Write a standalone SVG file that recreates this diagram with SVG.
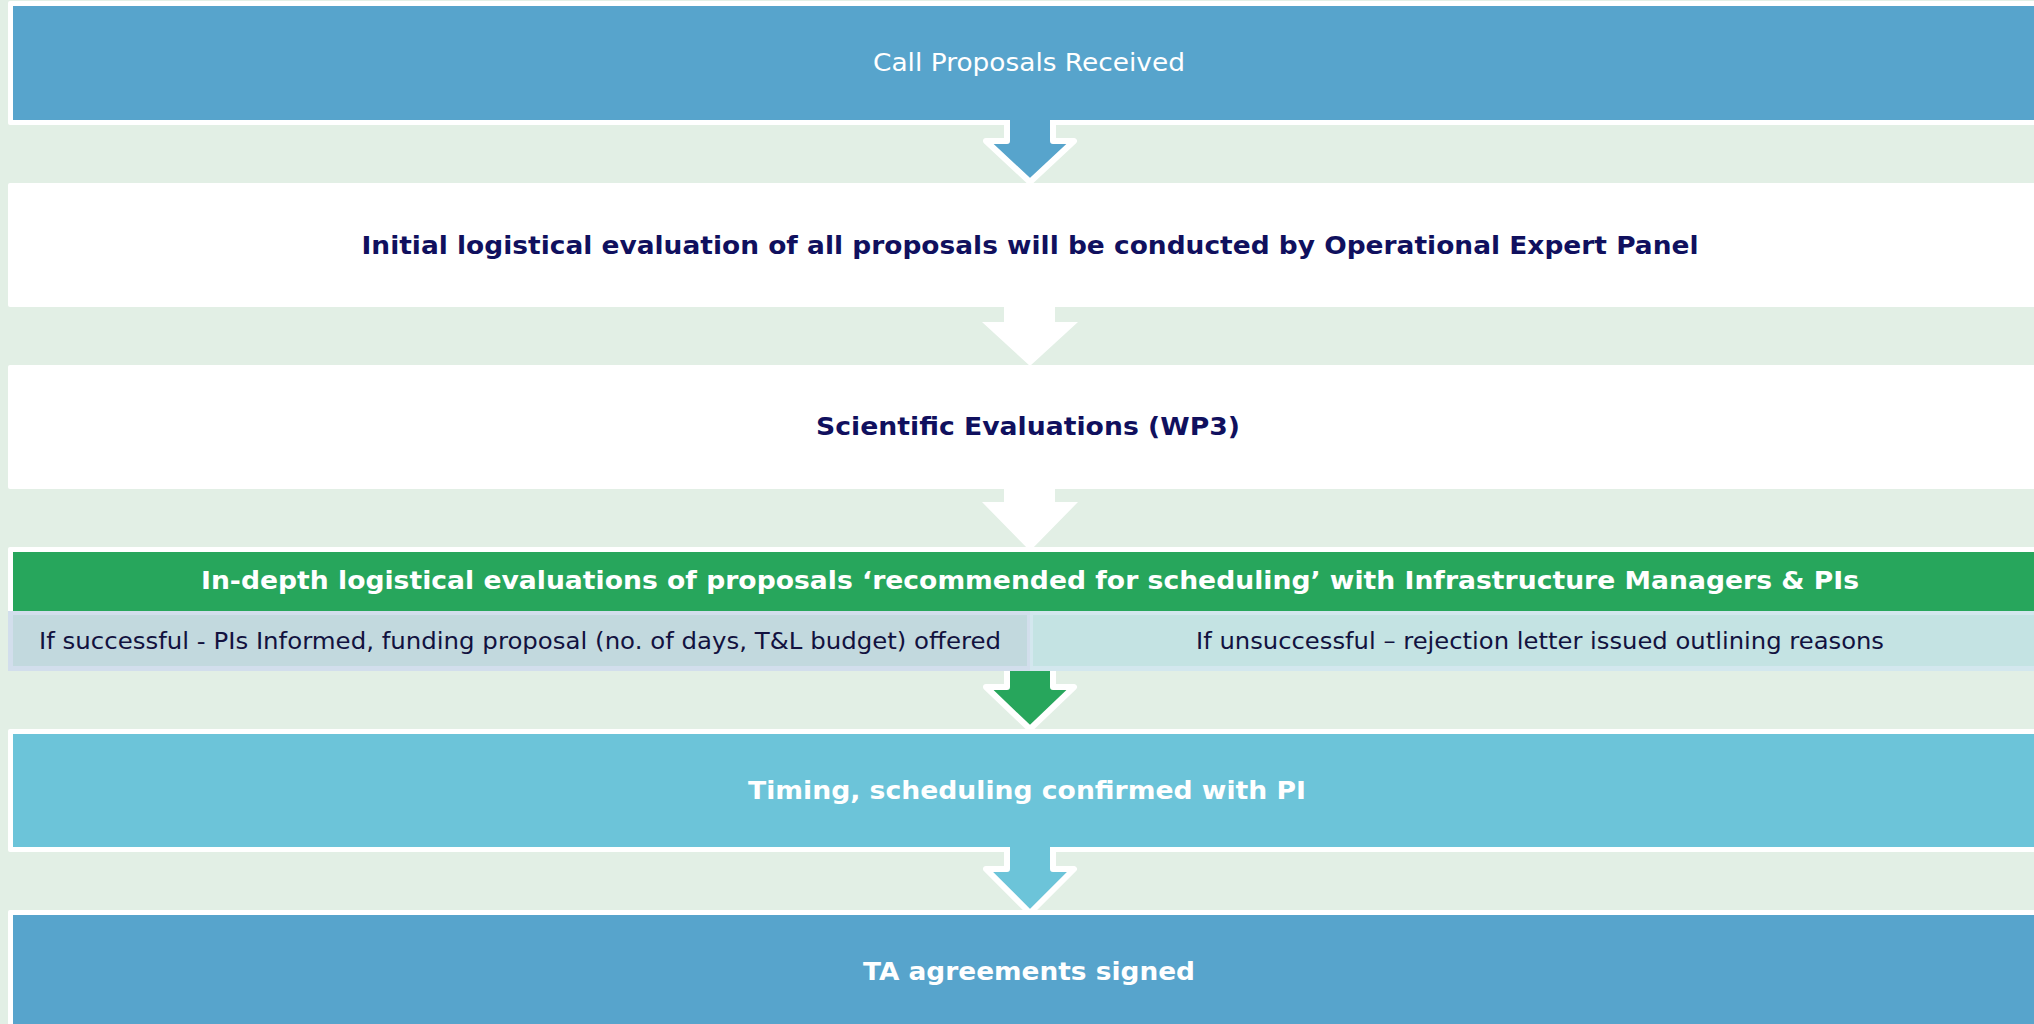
<svg xmlns="http://www.w3.org/2000/svg" width="2034" height="1024" viewBox="0 0 2034 1024">
  <style>
    .frame { fill: #ffffff; }
    .blue { fill: #57A4CC; }
    .lblue { fill: #6CC4D9; }
    .green { fill: #27A65C; }
    .t { font-family: "DejaVu Sans", Verdana, "Liberation Sans", sans-serif; text-anchor: middle; }
    .tw { fill: #ffffff; }
    .tb { font-weight: bold; }
    .navy { fill: #10105E; }
    .dark { fill: #12123F; }
    .arrow-out { stroke: #ffffff; stroke-width: 6; stroke-linejoin: round; }
  </style>
  <rect x="0" y="0" width="2034" height="1024" fill="#E2EFE5"/>

  <g id="connectors">
    <path class="blue arrow-out" d="M1007,112 V141 H986 L1030,182 L1074,141 H1053 V112"/>
    <path fill="#ffffff" d="M1004,300 V322 H982 L1030,366 L1078,322 H1055 V300 Z"/>
    <path fill="#ffffff" d="M1004,482 V502 H982 L1030,551 L1078,502 H1055 V482 Z"/>
    <path class="green arrow-out" d="M1007,660 V687 H986 L1030,729 L1074,687 H1053 V660"/>
    <path class="lblue arrow-out" d="M1007,840 V869 H986 L1030,913 L1074,869 H1053 V840"/>
  </g>

  <g id="node-call">
    <rect class="frame" x="8" y="1" width="2030" height="124" rx="2"/>
    <rect class="blue" x="13" y="6" width="2025" height="114"/>
    <path class="blue" d="M1010,112 H1050 V130 H1010 Z"/>
    <text class="t tw" x="1029" y="71" font-size="24" textLength="312" lengthAdjust="spacingAndGlyphs">Call Proposals Received</text>
  </g>

  <g id="node-initial">
    <rect class="frame" x="8" y="183" width="2030" height="124" rx="2"/>
    <text class="t tb navy" x="1030" y="254" font-size="25" textLength="1337" lengthAdjust="spacingAndGlyphs">Initial logistical evaluation of all proposals will be conducted by Operational Expert Panel</text>
  </g>

  <g id="node-scientific">
    <rect class="frame" x="8" y="365" width="2030" height="124" rx="2"/>
    <text class="t tb navy" x="1028" y="435" font-size="25" textLength="424" lengthAdjust="spacingAndGlyphs">Scientific Evaluations (WP3)</text>
  </g>

  <g id="node-indepth">
    <rect class="frame" x="8" y="547" width="2030" height="70" rx="2"/>
    <rect class="green" x="13" y="552" width="2025" height="60"/>
    <text class="t tb tw" x="1030" y="589" font-size="25" textLength="1658" lengthAdjust="spacingAndGlyphs">In-depth logistical evaluations of proposals ‘recommended for scheduling’ with Infrastructure Managers &amp; PIs</text>
  </g>

  <g id="node-success">
    <rect x="8" y="611" width="1022" height="60" fill="#D2DEEC"/>
    <rect x="13" y="615" width="1014" height="51" fill="#C2D9DE"/>
    <text class="t dark" x="520" y="649" font-size="23" textLength="962" lengthAdjust="spacingAndGlyphs">If successful - PIs Informed, funding proposal (no. of days, T&amp;L budget) offered</text>
  </g>

  <g id="node-unsuccess">
    <rect x="1030" y="611" width="1008" height="60" fill="#D3E7EE"/>
    <rect x="1033" y="615" width="1005" height="51" fill="#C4E3E3"/>
    <text class="t dark" x="1540" y="649" font-size="23" textLength="688" lengthAdjust="spacingAndGlyphs">If unsuccessful – rejection letter issued outlining reasons</text>
  </g>

  <g id="node-timing">
    <rect class="frame" x="8" y="729" width="2030" height="123" rx="2"/>
    <rect class="lblue" x="13" y="734" width="2025" height="113"/>
    <path class="lblue" d="M1010,840 H1050 V856 H1010 Z"/>
    <text class="t tb tw" x="1027" y="799" font-size="25" textLength="558" lengthAdjust="spacingAndGlyphs">Timing, scheduling confirmed with PI</text>
  </g>

  <g id="node-ta">
    <rect class="frame" x="8" y="910" width="2030" height="120" rx="2"/>
    <rect class="blue" x="13" y="915" width="2025" height="115"/>
    <text class="t tb tw" x="1029" y="980" font-size="25" textLength="332" lengthAdjust="spacingAndGlyphs">TA agreements signed</text>
  </g>
</svg>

- [Given exercise]:
Write the listing above out again exactly, dropping each image.

- [Output below]:
Write a standalone SVG file that recreates this diagram with SVG.
<svg xmlns="http://www.w3.org/2000/svg" width="2034" height="1024" viewBox="0 0 2034 1024">
  <style>
    .frame { fill: #ffffff; }
    .blue { fill: #57A4CC; }
    .lblue { fill: #6CC4D9; }
    .green { fill: #27A65C; }
    .t { font-family: "DejaVu Sans", Verdana, "Liberation Sans", sans-serif; text-anchor: middle; }
    .tw { fill: #ffffff; }
    .tb { font-weight: bold; }
    .navy { fill: #10105E; }
    .dark { fill: #12123F; }
    .arrow-out { stroke: #ffffff; stroke-width: 6; stroke-linejoin: round; }
  </style>
  <rect x="0" y="0" width="2034" height="1024" fill="#E2EFE5"/>

  <g id="connectors">
    <path class="blue arrow-out" d="M1007,112 V141 H986 L1030,182 L1074,141 H1053 V112"/>
    <path fill="#ffffff" d="M1004,300 V322 H982 L1030,366 L1078,322 H1055 V300 Z"/>
    <path fill="#ffffff" d="M1004,482 V502 H982 L1030,551 L1078,502 H1055 V482 Z"/>
    <path class="green arrow-out" d="M1007,660 V687 H986 L1030,729 L1074,687 H1053 V660"/>
    <path class="lblue arrow-out" d="M1007,840 V869 H986 L1030,913 L1074,869 H1053 V840"/>
  </g>

  <g id="node-call">
    <rect class="frame" x="8" y="1" width="2030" height="124" rx="2"/>
    <rect class="blue" x="13" y="6" width="2025" height="114"/>
    <path class="blue" d="M1010,112 H1050 V130 H1010 Z"/>
    <text class="t tw" x="1029" y="71" font-size="24" textLength="312" lengthAdjust="spacingAndGlyphs">Call Proposals Received</text>
  </g>

  <g id="node-initial">
    <rect class="frame" x="8" y="183" width="2030" height="124" rx="2"/>
    <text class="t tb navy" x="1030" y="254" font-size="25" textLength="1337" lengthAdjust="spacingAndGlyphs">Initial logistical evaluation of all proposals will be conducted by Operational Expert Panel</text>
  </g>

  <g id="node-scientific">
    <rect class="frame" x="8" y="365" width="2030" height="124" rx="2"/>
    <text class="t tb navy" x="1028" y="435" font-size="25" textLength="424" lengthAdjust="spacingAndGlyphs">Scientific Evaluations (WP3)</text>
  </g>

  <g id="node-indepth">
    <rect class="frame" x="8" y="547" width="2030" height="70" rx="2"/>
    <rect class="green" x="13" y="552" width="2025" height="60"/>
    <text class="t tb tw" x="1030" y="589" font-size="25" textLength="1658" lengthAdjust="spacingAndGlyphs">In-depth logistical evaluations of proposals ‘recommended for scheduling’ with Infrastructure Managers &amp; PIs</text>
  </g>

  <g id="node-success">
    <rect x="8" y="611" width="1022" height="60" fill="#D2DEEC"/>
    <rect x="13" y="615" width="1014" height="51" fill="#C2D9DE"/>
    <text class="t dark" x="520" y="649" font-size="23" textLength="962" lengthAdjust="spacingAndGlyphs">If successful - PIs Informed, funding proposal (no. of days, T&amp;L budget) offered</text>
  </g>

  <g id="node-unsuccess">
    <rect x="1030" y="611" width="1008" height="60" fill="#D3E7EE"/>
    <rect x="1033" y="615" width="1005" height="51" fill="#C4E3E3"/>
    <text class="t dark" x="1540" y="649" font-size="23" textLength="688" lengthAdjust="spacingAndGlyphs">If unsuccessful – rejection letter issued outlining reasons</text>
  </g>

  <g id="node-timing">
    <rect class="frame" x="8" y="729" width="2030" height="123" rx="2"/>
    <rect class="lblue" x="13" y="734" width="2025" height="113"/>
    <path class="lblue" d="M1010,840 H1050 V856 H1010 Z"/>
    <text class="t tb tw" x="1027" y="799" font-size="25" textLength="558" lengthAdjust="spacingAndGlyphs">Timing, scheduling confirmed with PI</text>
  </g>

  <g id="node-ta">
    <rect class="frame" x="8" y="910" width="2030" height="120" rx="2"/>
    <rect class="blue" x="13" y="915" width="2025" height="115"/>
    <text class="t tb tw" x="1029" y="980" font-size="25" textLength="332" lengthAdjust="spacingAndGlyphs">TA agreements signed</text>
  </g>
</svg>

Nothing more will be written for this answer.